What is needed.
Output the material below unchanged, apart from leaving out the pictures.

Data shown.
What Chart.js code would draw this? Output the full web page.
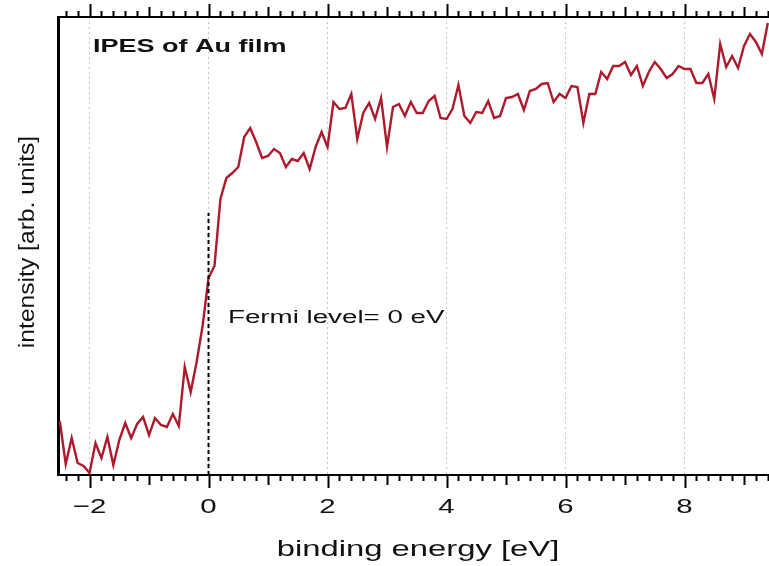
<!DOCTYPE html>
<html lang="en">
<head>
    <meta charset="UTF-8">
    <title>IPES of Au film</title>
    <script src="https://cdn.jsdelivr.net/npm/chart.js"></script>
    <style>
        html, body {
            margin: 0;
            padding: 0;
            background: #fff;
        }
        .chart-container {
            width: 769px;
            height: 566px;
        }
    </style>
</head>
<body>
    <div class="chart-container">
        <canvas id="ipesChart"></canvas>
    </div>

    <script>
        // binding energy (eV), 0.1 eV steps
        const energy = [
            -2.5, -2.4, -2.3, -2.2, -2.1, -2.0, -1.9, -1.8, -1.7, -1.6,
            -1.5, -1.4, -1.3, -1.2, -1.1, -1.0, -0.9, -0.8, -0.7, -0.6,
            -0.5, -0.4, -0.3, -0.2, -0.1, 0.0, 0.1, 0.2, 0.3, 0.4,
            0.5, 0.6, 0.7, 0.8, 0.9, 1.0, 1.1, 1.2, 1.3, 1.4,
            1.5, 1.6, 1.7, 1.8, 1.9, 2.0, 2.1, 2.2, 2.3, 2.4,
            2.5, 2.6, 2.7, 2.8, 2.9, 3.0, 3.1, 3.2, 3.3, 3.4,
            3.5, 3.6, 3.7, 3.8, 3.9, 4.0, 4.1, 4.2, 4.3, 4.4,
            4.5, 4.6, 4.7, 4.8, 4.9, 5.0, 5.1, 5.2, 5.3, 5.4,
            5.5, 5.6, 5.7, 5.8, 5.9, 6.0, 6.1, 6.2, 6.3, 6.4,
            6.5, 6.6, 6.7, 6.8, 6.9, 7.0, 7.1, 7.2, 7.3, 7.4,
            7.5, 7.6, 7.7, 7.8, 7.9, 8.0, 8.1, 8.2, 8.3, 8.4,
            8.5, 8.6, 8.7, 8.8, 8.9, 9.0, 9.1, 9.2, 9.3, 9.4
        ];

        // intensity, arbitrary units
        const intensity = [
            54, 11, 37, 12, 9, 2, 32, 17, 38, 10,
            35, 52, 37, 51, 58, 40, 57, 50, 48, 61,
            49, 108, 83, 113, 149, 197, 209, 276, 297, 302,
            308, 338, 347, 333, 317, 319, 326, 322, 308, 316,
            314, 322, 306, 328, 343, 328, 373, 366, 367, 381,
            336, 362, 372, 356, 377, 328, 368, 371, 359, 373,
            362, 362, 374, 379, 357, 356, 366, 390, 359, 352,
            363, 362, 374, 357, 359, 377, 378, 381, 365, 384,
            386, 391, 392, 373, 381, 377, 389, 388, 352, 381,
            381, 403, 396, 409, 409, 413, 400, 409, 389, 403,
            413, 406, 397, 401, 409, 406, 406, 392, 392, 401,
            376, 431, 408, 419, 407, 429, 441, 433, 421, 452
        ];

        const xTickLabels = [-2, 0, 2, 4, 6, 8];
        const fermiLevel = 0;
        const fermiMarkerTop = 262;

        const FONT = '"Liberation Sans", Arial, sans-serif';

        // Igor-style text is wide: draw it stretched along its baseline
        function wideText(ctx, text, x, y, opts) {
            ctx.save();
            ctx.translate(x, y);
            if (opts.rotate) ctx.rotate(opts.rotate);
            ctx.scale(opts.stretch, 1);
            ctx.font = opts.font;
            ctx.fillStyle = '#111';
            ctx.textAlign = opts.align || 'left';
            ctx.textBaseline = 'alphabetic';
            ctx.fillText(text, 0, 0);
            ctx.restore();
        }

        const frameDecor = {
            id: 'frameDecor',
            afterDraw(chart) {
                const ctx = chart.ctx;
                const xs = chart.scales.x;
                const area = chart.chartArea;

                // minor / medium / major tick marks on bottom and top edges
                ctx.save();
                ctx.strokeStyle = '#000';
                ctx.lineWidth = 2;
                for (let i = -12; i <= 47; i++) {
                    const px = Math.round(xs.getPixelForValue(i / 5)) + 0.5;
                    const len = (i % 10 === 0) ? 13 : (i % 5 === 0 ? 10 : 6);
                    ctx.beginPath();
                    ctx.moveTo(px, area.bottom);
                    ctx.lineTo(px, area.bottom + len);
                    ctx.moveTo(px, area.top);
                    ctx.lineTo(px, area.top - len);
                    ctx.stroke();
                }
                ctx.restore();

                // tick labels
                xTickLabels.forEach(v => {
                    wideText(ctx, String(v).replace('-', '\u2212'), xs.getPixelForValue(v), 513,
                        { font: '21px ' + FONT, stretch: 1.4, align: 'center' });
                });

                wideText(ctx, 'binding energy [eV]', 418, 556,
                    { font: '22px ' + FONT, stretch: 1.49, align: 'center' });
                wideText(ctx, 'intensity [arb. units]', 34, 242,
                    { font: '22px ' + FONT, stretch: 1.12, align: 'center', rotate: -Math.PI / 2 });
                wideText(ctx, 'IPES of Au film', 93, 52,
                    { font: 'bold 18px ' + FONT, stretch: 1.5 });
                wideText(ctx, 'Fermi level= 0 eV', 228, 323,
                    { font: '18px ' + FONT, stretch: 1.54 });
            }
        };

        const ctx = document.getElementById('ipesChart').getContext('2d');
        new Chart(ctx, {
            type: 'line',
            data: {
                datasets: [
                    {
                        label: 'IPES',
                        data: energy.map((e, i) => ({ x: e, y: intensity[i] })),
                        borderColor: '#ad1a2b',
                        borderWidth: 2.4,
                        pointRadius: 0,
                        tension: 0,
                        order: 2
                    },
                    {
                        label: 'Fermi level',
                        data: [{ x: fermiLevel, y: 0 }, { x: fermiLevel, y: fermiMarkerTop }],
                        borderColor: '#000',
                        borderWidth: 2,
                        borderDash: [4, 3],
                        pointRadius: 0,
                        order: 1
                    }
                ]
            },
            options: {
                responsive: true,
                maintainAspectRatio: false,
                devicePixelRatio: 1,
                animation: false,
                layout: {
                    padding: { left: 58, top: 17, right: 0, bottom: 91 }
                },
                plugins: {
                    legend: { display: false },
                    tooltip: { enabled: false }
                },
                scales: {
                    x: {
                        type: 'linear',
                        min: -2.53,
                        max: 9.42,
                        ticks: { display: false, stepSize: 2, includeBounds: false },
                        grid: { color: '#c4c4c4', lineWidth: 1, drawTicks: false },
                        border: { color: '#000', width: 2, dash: [2, 3] }
                    },
                    x2: {
                        type: 'linear',
                        position: 'top',
                        min: -2.53,
                        max: 9.42,
                        ticks: { display: false },
                        grid: { display: false, drawTicks: false },
                        border: { color: '#000', width: 2 }
                    },
                    y: {
                        min: 0,
                        max: 458,
                        ticks: { display: false },
                        grid: { display: false, drawTicks: false },
                        border: { color: '#000', width: 3 }
                    }
                }
            },
            plugins: [frameDecor]
        });
    </script>
</body>
</html>
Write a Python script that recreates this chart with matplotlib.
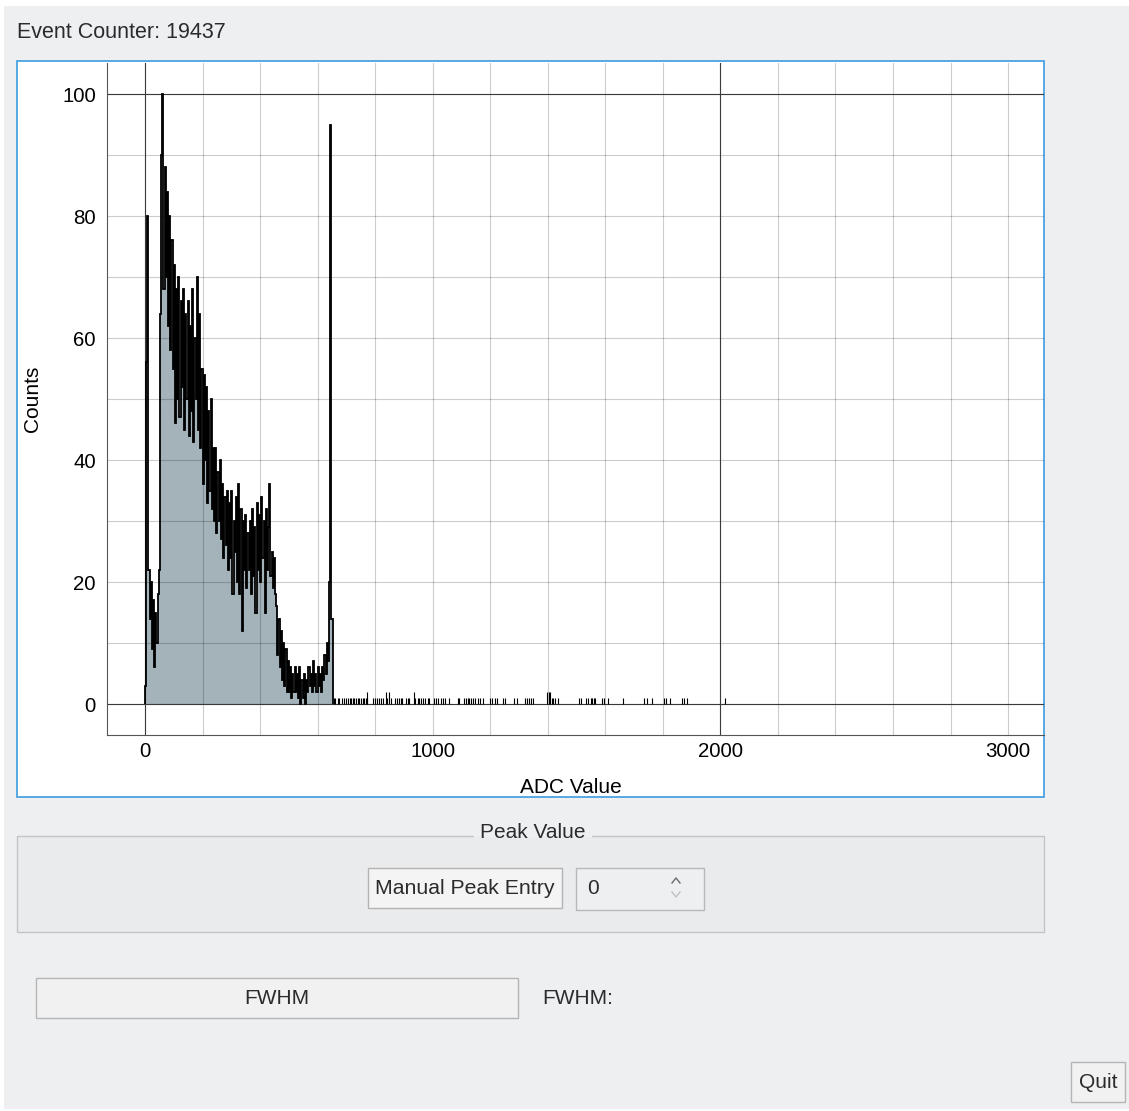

Expected output.
What Chart.js code would draw this? Output the full web page.
<!DOCTYPE html>
<html lang="en">
<head>
    <meta charset="UTF-8">
    <title>IPES of Au film</title>
    <script src="https://cdn.jsdelivr.net/npm/chart.js"></script>
    <style>
        html, body {
            margin: 0;
            padding: 0;
            background: #fff;
        }
        .chart-container {
            width: 769px;
            height: 566px;
        }
    </style>
</head>
<body>
    <div class="chart-container">
        <canvas id="ipesChart"></canvas>
    </div>

    <script>
        // binding energy (eV), 0.1 eV steps
        const energy = [
            -2.5, -2.4, -2.3, -2.2, -2.1, -2.0, -1.9, -1.8, -1.7, -1.6,
            -1.5, -1.4, -1.3, -1.2, -1.1, -1.0, -0.9, -0.8, -0.7, -0.6,
            -0.5, -0.4, -0.3, -0.2, -0.1, 0.0, 0.1, 0.2, 0.3, 0.4,
            0.5, 0.6, 0.7, 0.8, 0.9, 1.0, 1.1, 1.2, 1.3, 1.4,
            1.5, 1.6, 1.7, 1.8, 1.9, 2.0, 2.1, 2.2, 2.3, 2.4,
            2.5, 2.6, 2.7, 2.8, 2.9, 3.0, 3.1, 3.2, 3.3, 3.4,
            3.5, 3.6, 3.7, 3.8, 3.9, 4.0, 4.1, 4.2, 4.3, 4.4,
            4.5, 4.6, 4.7, 4.8, 4.9, 5.0, 5.1, 5.2, 5.3, 5.4,
            5.5, 5.6, 5.7, 5.8, 5.9, 6.0, 6.1, 6.2, 6.3, 6.4,
            6.5, 6.6, 6.7, 6.8, 6.9, 7.0, 7.1, 7.2, 7.3, 7.4,
            7.5, 7.6, 7.7, 7.8, 7.9, 8.0, 8.1, 8.2, 8.3, 8.4,
            8.5, 8.6, 8.7, 8.8, 8.9, 9.0, 9.1, 9.2, 9.3, 9.4
        ];

        // intensity, arbitrary units
        const intensity = [
            54, 11, 37, 12, 9, 2, 32, 17, 38, 10,
            35, 52, 37, 51, 58, 40, 57, 50, 48, 61,
            49, 108, 83, 113, 149, 197, 209, 276, 297, 302,
            308, 338, 347, 333, 317, 319, 326, 322, 308, 316,
            314, 322, 306, 328, 343, 328, 373, 366, 367, 381,
            336, 362, 372, 356, 377, 328, 368, 371, 359, 373,
            362, 362, 374, 379, 357, 356, 366, 390, 359, 352,
            363, 362, 374, 357, 359, 377, 378, 381, 365, 384,
            386, 391, 392, 373, 381, 377, 389, 388, 352, 381,
            381, 403, 396, 409, 409, 413, 400, 409, 389, 403,
            413, 406, 397, 401, 409, 406, 406, 392, 392, 401,
            376, 431, 408, 419, 407, 429, 441, 433, 421, 452
        ];

        const xTickLabels = [-2, 0, 2, 4, 6, 8];
        const fermiLevel = 0;
        const fermiMarkerTop = 262;

        const FONT = '"Liberation Sans", Arial, sans-serif';

        // Igor-style text is wide: draw it stretched along its baseline
        function wideText(ctx, text, x, y, opts) {
            ctx.save();
            ctx.translate(x, y);
            if (opts.rotate) ctx.rotate(opts.rotate);
            ctx.scale(opts.stretch, 1);
            ctx.font = opts.font;
            ctx.fillStyle = '#111';
            ctx.textAlign = opts.align || 'left';
            ctx.textBaseline = 'alphabetic';
            ctx.fillText(text, 0, 0);
            ctx.restore();
        }

        const frameDecor = {
            id: 'frameDecor',
            afterDraw(chart) {
                const ctx = chart.ctx;
                const xs = chart.scales.x;
                const area = chart.chartArea;

                // minor / medium / major tick marks on bottom and top edges
                ctx.save();
                ctx.strokeStyle = '#000';
                ctx.lineWidth = 2;
                for (let i = -12; i <= 47; i++) {
                    const px = Math.round(xs.getPixelForValue(i / 5)) + 0.5;
                    const len = (i % 10 === 0) ? 13 : (i % 5 === 0 ? 10 : 6);
                    ctx.beginPath();
                    ctx.moveTo(px, area.bottom);
                    ctx.lineTo(px, area.bottom + len);
                    ctx.moveTo(px, area.top);
                    ctx.lineTo(px, area.top - len);
                    ctx.stroke();
                }
                ctx.restore();

                // tick labels
                xTickLabels.forEach(v => {
                    wideText(ctx, String(v).replace('-', '\u2212'), xs.getPixelForValue(v), 513,
                        { font: '21px ' + FONT, stretch: 1.4, align: 'center' });
                });

                wideText(ctx, 'binding energy [eV]', 418, 556,
                    { font: '22px ' + FONT, stretch: 1.49, align: 'center' });
                wideText(ctx, 'intensity [arb. units]', 34, 242,
                    { font: '22px ' + FONT, stretch: 1.12, align: 'center', rotate: -Math.PI / 2 });
                wideText(ctx, 'IPES of Au film', 93, 52,
                    { font: 'bold 18px ' + FONT, stretch: 1.5 });
                wideText(ctx, 'Fermi level= 0 eV', 228, 323,
                    { font: '18px ' + FONT, stretch: 1.54 });
            }
        };

        const ctx = document.getElementById('ipesChart').getContext('2d');
        new Chart(ctx, {
            type: 'line',
            data: {
                datasets: [
                    {
                        label: 'IPES',
                        data: energy.map((e, i) => ({ x: e, y: intensity[i] })),
                        borderColor: '#ad1a2b',
                        borderWidth: 2.4,
                        pointRadius: 0,
                        tension: 0,
                        order: 2
                    },
                    {
                        label: 'Fermi level',
                        data: [{ x: fermiLevel, y: 0 }, { x: fermiLevel, y: fermiMarkerTop }],
                        borderColor: '#000',
                        borderWidth: 2,
                        borderDash: [4, 3],
                        pointRadius: 0,
                        order: 1
                    }
                ]
            },
            options: {
                responsive: true,
                maintainAspectRatio: false,
                devicePixelRatio: 1,
                animation: false,
                layout: {
                    padding: { left: 58, top: 17, right: 0, bottom: 91 }
                },
                plugins: {
                    legend: { display: false },
                    tooltip: { enabled: false }
                },
                scales: {
                    x: {
                        type: 'linear',
                        min: -2.53,
                        max: 9.42,
                        ticks: { display: false, stepSize: 2, includeBounds: false },
                        grid: { color: '#c4c4c4', lineWidth: 1, drawTicks: false },
                        border: { color: '#000', width: 2, dash: [2, 3] }
                    },
                    x2: {
                        type: 'linear',
                        position: 'top',
                        min: -2.53,
                        max: 9.42,
                        ticks: { display: false },
                        grid: { display: false, drawTicks: false },
                        border: { color: '#000', width: 2 }
                    },
                    y: {
                        min: 0,
                        max: 458,
                        ticks: { display: false },
                        grid: { display: false, drawTicks: false },
                        border: { color: '#000', width: 3 }
                    }
                }
            },
            plugins: [frameDecor]
        });
    </script>
</body>
</html>
Write a Python script that recreates this chart with matplotlib.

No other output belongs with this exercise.